Tales Of Our Times: Macadamias Have Proved To Be Hard Nuts To Crack     

Tales Of Our Times

By JOHN BARTLIT
New Mexico Citizens
For Clean Air & Water

Macadamias Have Proved To Be Hard Nuts To Crack 

History has reasons of its own, which steered the fortunes of macadamia nuts. Macadamia nut trees evolved in nature far from the world’s crossroads where trade began. Trade took new wings in the “Age of Exploration”, lasting from the 1400s through the 1600s, some say the 1700s. Europe’s seafarers sailed afar and went ashore on many a land, where they came upon new foodstuffs and spices. Ships returned with these prizes to the port cities that were expanding back home. Thus was world trade born.

Centuries earlier, tasty and nutritious macadamia nuts were growing and used in a land even more remote—among certain indigenous tribes in the coastal rainforests of eastern Australia. Yet, the voyagers to the area eyed a swifter rush of profits from smaller islands in the Pacific. So, the prized nuts missed the boat, so to speak, in the centuries of the Age of Exploration, also called the Age of Discovery.

But before we count up the losses and gains from trading, we have to read more pages of history.

The English East India Company was founded in 1600 and dissolved in 1874. Its stated purpose was to trade in commodities from around the Indian Ocean and further east to the East Indies. At its peak, the company was the largest corporation in the world, complete with its own armed forces of about 260,000 soldiers, twice the size of the British army at certain times. The company accounted for half the world’s trade during the mid-1700s and early 1800s.

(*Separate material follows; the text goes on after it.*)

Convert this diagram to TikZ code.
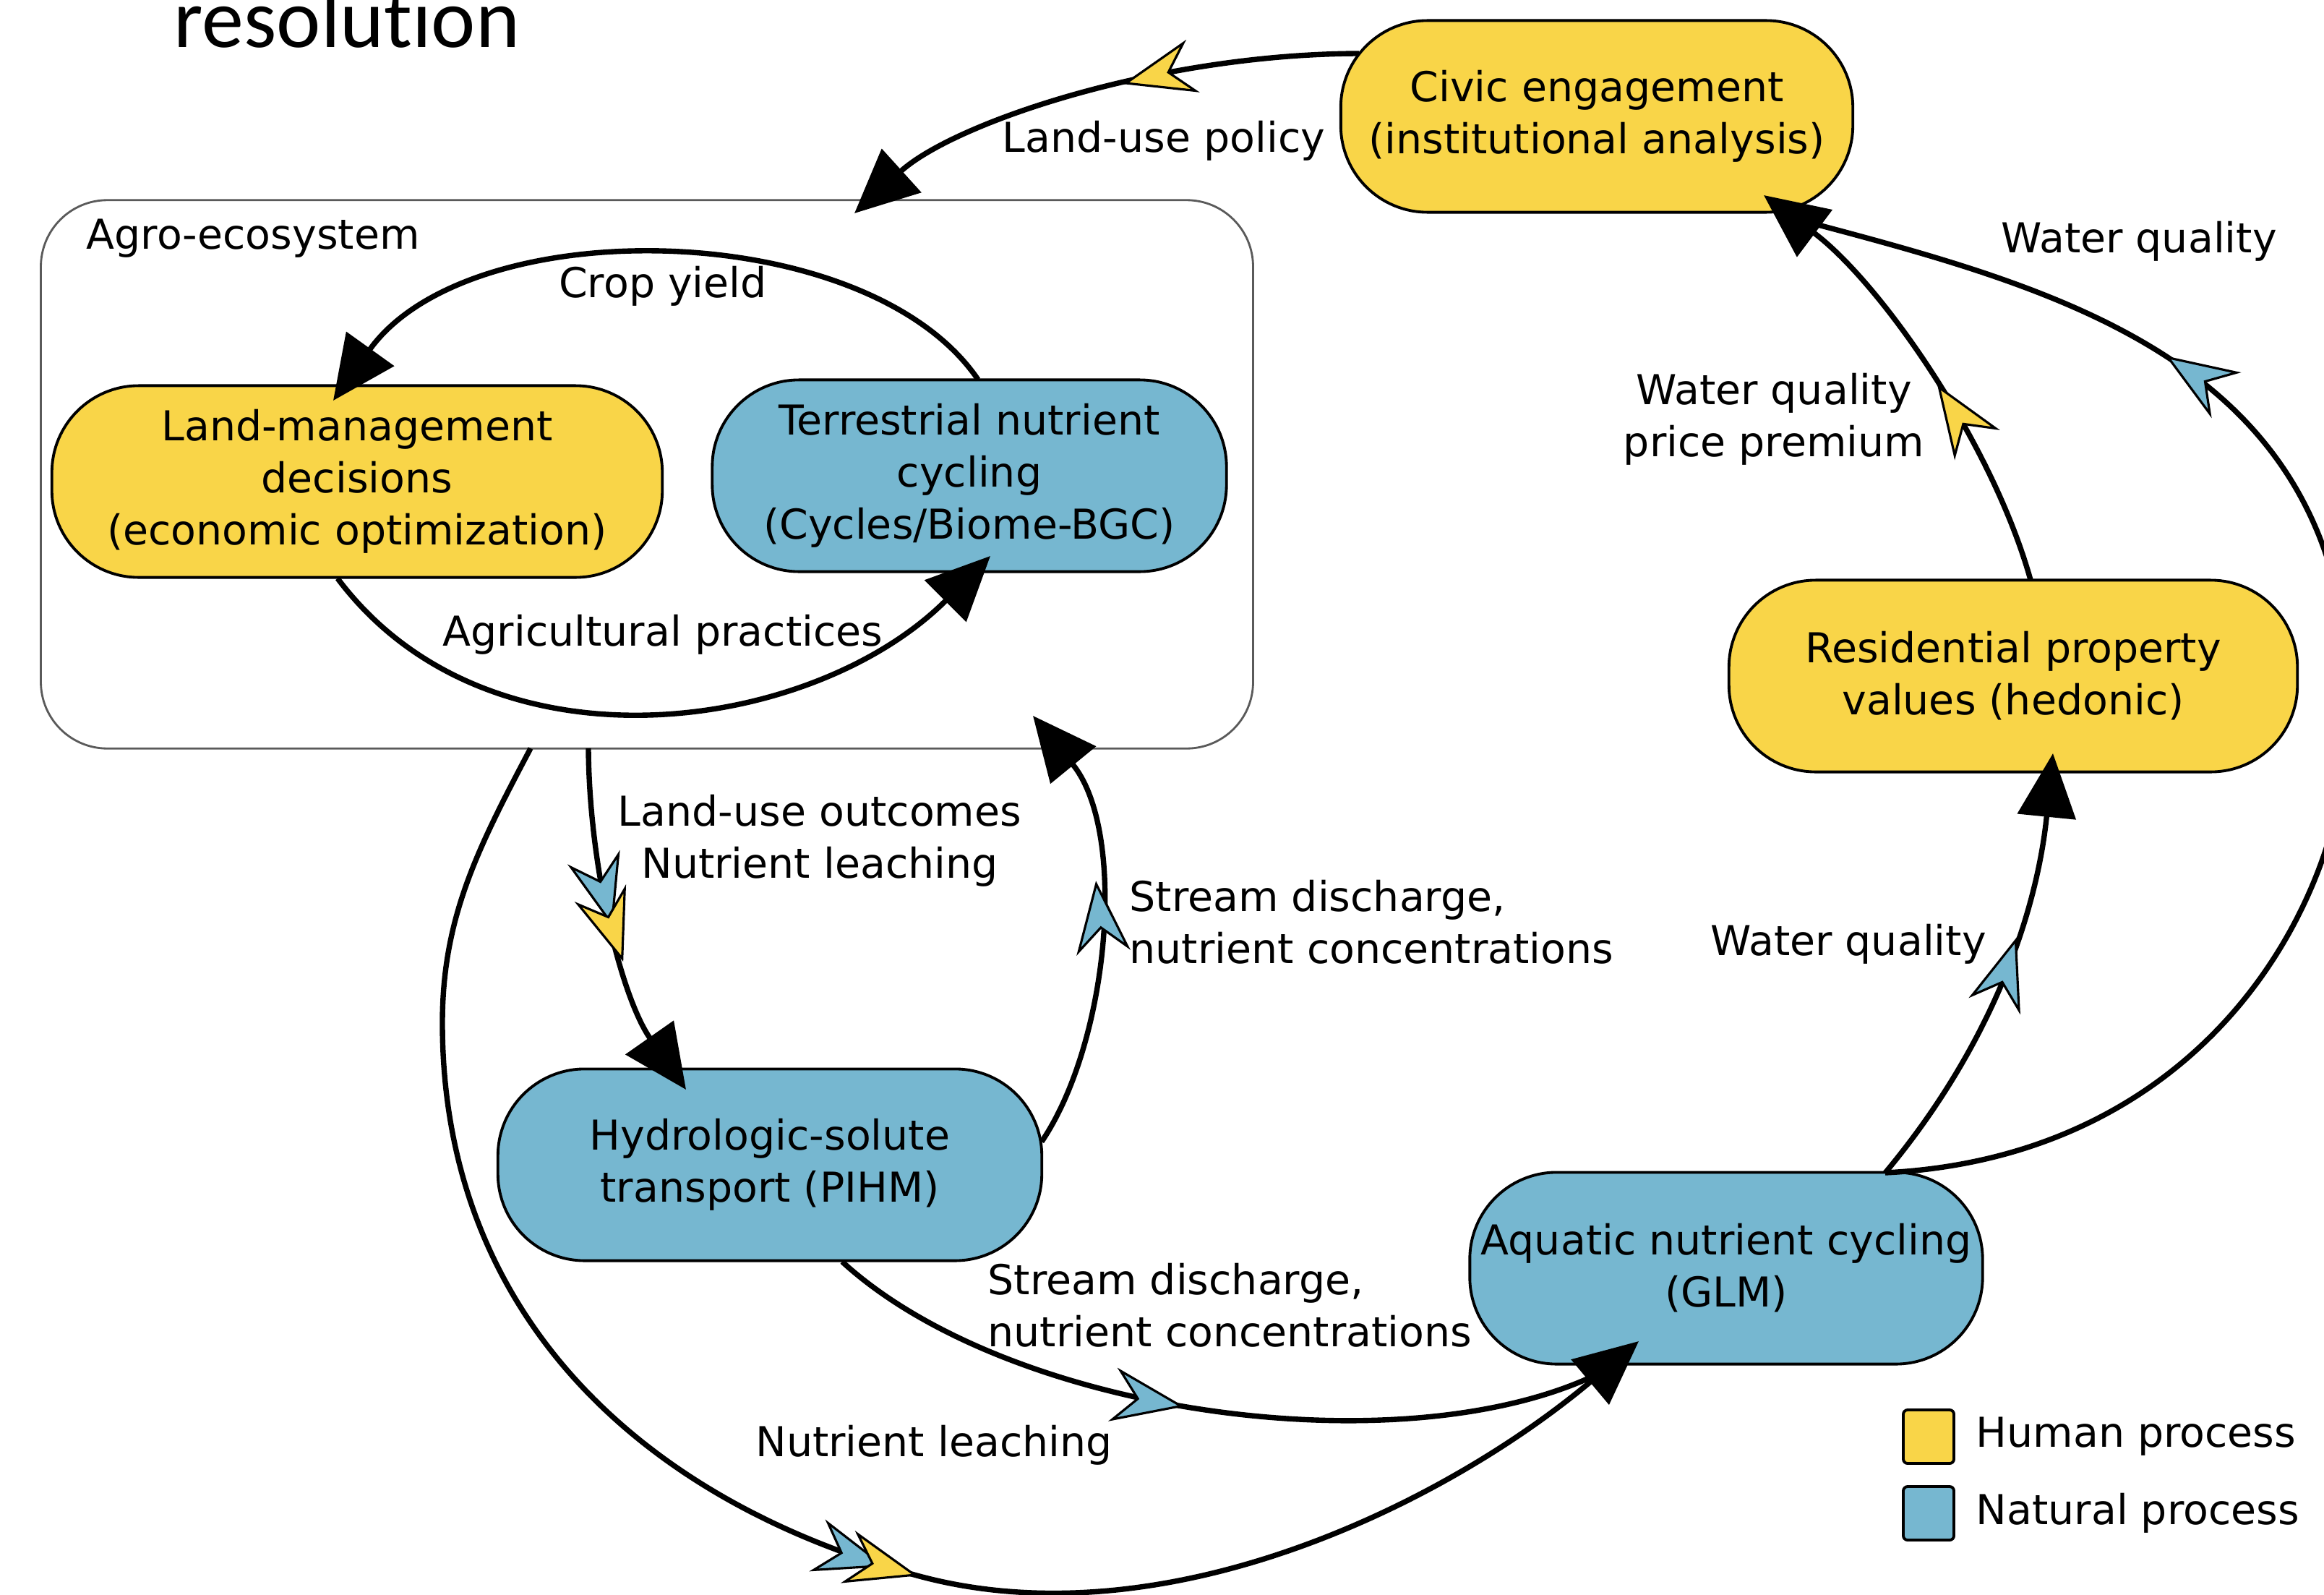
\documentclass[tikz,border=0pt]{standalone}
\usepackage{fontspec}
\setmainfont{DejaVu Sans}
\newfontfamily\titlefont[Ligatures={NoCommon,NoRare,NoDiscretionary}]{Carlito}
\usetikzlibrary{arrows.meta,decorations.markings,calc}
\definecolor{hy}{HTML}{F9D548}
\definecolor{nb}{HTML}{76B7D0}
\definecolor{agrogray}{HTML}{5A5A5A}
\newcommand\lbl{\fontsize{16.2pt}{20.5pt}\selectfont}
\begin{document}
\begin{tikzpicture}[x=0.01cm,y=-0.01cm,
  proc/.style={rectangle, rounded corners=1.2cm, draw=black, line width=1.1pt, minimum height=2.65cm, align=center, font=\lbl, inner sep=0pt},
  human/.style={proc, fill=hy},
  natural/.style={proc, fill=nb},
  lab/.style={font=\lbl, inner sep=0pt, align=center},
  flow/.style={line width=2.1pt, -{Triangle[length=0.88cm,width=0.8cm]}},
  flowplain/.style={line width=2.1pt},
  chevY/.tip={Stealth[length=1cm,width=0.75cm,inset=0.33cm,fill=hy,color=black,line width=0.9pt]},
  chevB/.tip={Stealth[length=1cm,width=0.75cm,inset=0.33cm,fill=nb,color=black,line width=0.9pt]},
  markY/.style={postaction={decorate,decoration={markings,mark=at position #1 with {\arrow{chevY}}}}},
  markB/.style={postaction={decorate,decoration={markings,mark=at position #1 with {\arrow{chevB}}}}},
  markBY/.style 2 args={postaction={decorate,decoration={markings,mark=at position #1 with {\arrow{chevB}},mark=at position #2 with {\arrow{chevY}}}}},
  legbox/.style={draw=black, line width=1.1pt, rounded corners=0.06cm, minimum width=0.7cm, minimum height=0.74cm, inner sep=0pt}
]
\path[use as bounding box, clip] (0,0) rectangle (3215,2206);

\node[anchor=base west, inner sep=0pt, font=\titlefont\fontsize{33pt}{36pt}\selectfont] (title) at (240,66) {resolution};

% container
\node[draw=agrogray, line width=0.8pt, rounded corners=0.92cm, minimum width=16.76cm, minimum height=7.58cm, inner sep=0pt] (agro) at (895,656) {};
\node[lab, anchor=west] (agrolab) at (119,330) {Agro-ecosystem};

% process nodes
\node[human, minimum width=7.08cm] (civic) at (2209,161) {Civic engagement\\(institutional analysis)};
\node[human, minimum width=8.44cm] (land) at (494,666) {Land-management\\decisions\\(economic optimization)};
\node[natural, minimum width=7.11cm] (terr) at (1341,658) {Terrestrial nutrient\\cycling\\(Cycles/Biome-BGC)};
\node[natural, minimum width=7.52cm] (hydro) at (1065,1611) {Hydrologic-solute\\transport (PIHM)};
\node[natural, minimum width=7.09cm] (aqua) at (2388,1754) {Aquatic nutrient cycling\\(GLM)};
\node[human, minimum width=7.86cm] (resid) at (2785,935) {Residential property\\values (hedonic)};

% connectors
\draw[flow, markY=3.3cm] ($(civic)+(-329,-87)$) .. controls (1600,75) and (1320,170) .. ($(agro)+(287,-361)$);
\draw[flow] ($(terr)+(12,-133)$) .. controls (1200,300) and (650,290) .. ($(land)+(-33,-112)$);
\draw[flow] ($(land)+(-27,134)$) .. controls (677,1080) and (1125,1014) .. ($(terr)+(29,111)$);
\draw[flow, markBY={2.5cm}{3.0cm}] ($(agro)+(-81,379)$) .. controls (815,1200) and (860,1380) .. ($(hydro)+(-116,-104)$);
\draw[flow, markB=3.75cm] ($(hydro)+(376,-32)$) .. controls (1535,1440) and (1560,1150) .. ($(agro)+(534,334)$);
\draw[flowplain, markB=5.2cm] ($(hydro)+(100,134)$) .. controls (1400,1960) and (1950,2030) .. ($(aqua)+(-173,144)$);
\draw[flow, markBY={14.5cm}{14.95cm}] ($(agro)+(-161,379)$) .. controls (660,1175) and (612,1270) .. (612,1415) .. controls (612,1815) and (884,2076) .. (1272,2180) .. controls (1612,2271) and (1999,2080) .. ($(aqua)+(-121,101)$);
\draw[flow, markB=3.75cm] ($(aqua)+(220,-132)$) .. controls (2768,1430) and (2820,1242) .. ($(resid)+(55,107)$);
\draw[flowplain, markB=15.8cm] ($(aqua)+(220,-132)$) .. controls (3050,1600) and (3250,1250) .. (3250,980) .. controls (3250,500) and (2850,400) .. ($(civic)+(276,142)$);
\draw[flow, markY=3.0cm] ($(resid)+(24,-133)$) .. controls (2755,610) and (2600,390) .. ($(civic)+(231,109)$);

% labels
\node[lab] (l1) at (1610,195) {Land-use policy};
\node[lab] (l2) at (917,396) {Crop yield};
\node[lab] (l3) at (917,878) {Agricultural practices};
\node[lab] (l4) at (1134,1163) {Land-use outcomes\\Nutrient leaching};
\node[lab, anchor=west, align=left] (l5) at (1562,1275) {Stream discharge,\\nutrient concentrations};
\node[lab, anchor=west, align=left] (l6) at (1366,1805) {Stream discharge,\\nutrient concentrations};
\node[lab] (l7) at (1292,1999) {Nutrient leaching};
\node[lab] (l8) at (2557,1306) {Water quality};
\node[lab] (l9) at (2454,580) {Water quality\\price premium};
\node[lab] (l10) at (2959,334) {Water quality};

% legend
\node[legbox, fill=hy] (legH) at (2668,1987) {};
\node[lab, anchor=west] (legHt) at (2733,1987) {Human process};
\node[legbox, fill=nb] (legN) at (2668,2093) {};
\node[lab, anchor=west] (legNt) at (2733,2093) {Natural process};
\end{tikzpicture}
\end{document}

A second tough competitor was the Dutch East India Company that was founded in 1602 and went bankrupt in 1799. The Dutch followed England’s lead. Early on, open employment of war and control of local governments seemed like good ideas to practice in “world trade”.

At a slower pace, the science of agronomy matured and its uses spread. People began to see that suitable regions for growing each food or spice exist in many places in the world. This promise was bad news for monopolies and their schemery, but good news for consumers and their selections.

(Food resources are continually bred, sown, and grown in far-flung locales, which thoroughly benefits the food supply. If only we could do the same for the Earth’s mineral resources.)

We and the Aborigines now know the immense good luck that let them escape the onslaught of world trade by living in the farthest reaches of the New World. For centuries more, macadamia nuts remained confined to small areas of Australia. So the macadamia story proceeded at its own pace.

By the mid-1800s, macadamia nuts still had a long way to go to become big-time. Both the natives and visitors Down Under would play parts in this history.

More recent checkpoints provide a snapshot of the expanding spheres of commerce:

  • 1860s – King Jacky, an aboriginal elder of the Logan River clan in Queensland, Australia, regularly collected and traded macadamias with settlers
  • Early 1880s – The first commercial orchard of macadamias was planted at Rous Mill in New South Wales, Australia, by Charles Staff
  • 1922 – Ernest van Tassel formed the Hawaiian Macadamia Nut Co. in Hawaii
  • 1997 – Australia surpassed the United States as the major producer of macadamias
  • 2012-2015 – South Africa surpassed Australia as the largest producer of macadamias

Macadamias are the world’s hardest edible nut to crack. And the kernel is softer than many others. For commercial scale deshelling, rotating steel rollers are used. In South Africa, the average crack-out rate, meaning the ratio of usable nut to discarded shell, is 27.6% nut to 72.4% waste.

The data suggest a fortune awaits the inventor of more efficient technology that cracks ultra hard nuts and handles the scrap. The industry needs a shred less damage to kernels and a lot more uses for the heavy-duty shells. Trade drives, and thrives on, innovation.